In the world of vectors and lines, a direction vector is vital. It tells us the 'direction' in which the line moves. For any given line, the direction vector is derived by subtracting the coordinates of two points on the line.
In simpler terms, it's like pointing your finger along the path of the line. Imagine a line passing through point A(12, 7) and point B(0, 0). To get the direction vector, think of moving from B to A. By subtracting the coordinates:

• From the x-values: \(12 - 0 = 12\)
• From the y-values: \(7 - 0 = 7\)

This gives us the direction vector \((12, 7)\).
It's important because all moves along this line will align with this vector. It helps in defining where the line "goes" beyond the given points.

The vector equation of a line neatly ties together the direction vector and a point on the line. This equation serves as the backbone for creating parametric equations that define the line in mathematical terms.The vector equation can be written as: \[\mathbf{r}(t) = \mathbf{r}_0 + t \cdot \mathbf{d} \]Here:

• \( \mathbf{r}(t) \) is the general position vector of any point on the line.
• \( \mathbf{r}_0 \) is the position vector of a known point on the line, typically the starting point or origin.
• \( t \) is the parameter, a variable that influences how far along the direction vector the point is.
• \( \mathbf{d} \) is the direction vector.

By substituting \( \mathbf{r}_0 = (0, 0) \) and \( \mathbf{d} = (12, 7) \), the vector equation becomes practical and allows computation of any point on the line as the parameter \( t \) varies.
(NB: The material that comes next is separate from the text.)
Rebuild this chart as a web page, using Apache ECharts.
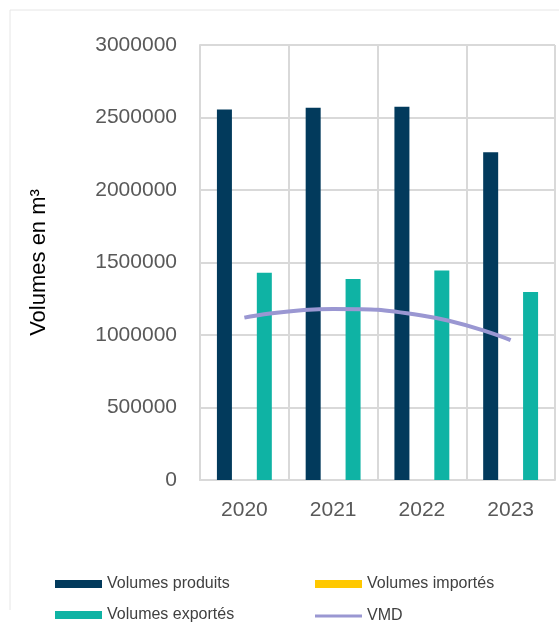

The concept of a position vector is foundational when dealing with vector equations and parametric forms. It represents a fixed point in space, defined in terms of coordinates.For a line, choosing a position vector is like picking a starting point from which all other points on the line will be plotted. In our example, this starting point is the origin, noted as \( (0, 0) \). From this origin, the position vector is simply \( \mathbf{r}_0 = (0, 0) \).
The role of the position vector is crucial in parametric equations. It sets the base location on the line and, with the addition of a scaled direction vector, enables finding any point on the line. For instance:

• The x-parametric equation is derived as \( x = 0 + 12t \)
• The y-parametric equation comes from \( y = 0 + 7t \)

By starting from the origin, indicated by the position vector, these parametric equations describe how you move along the line based on different values of \( t \).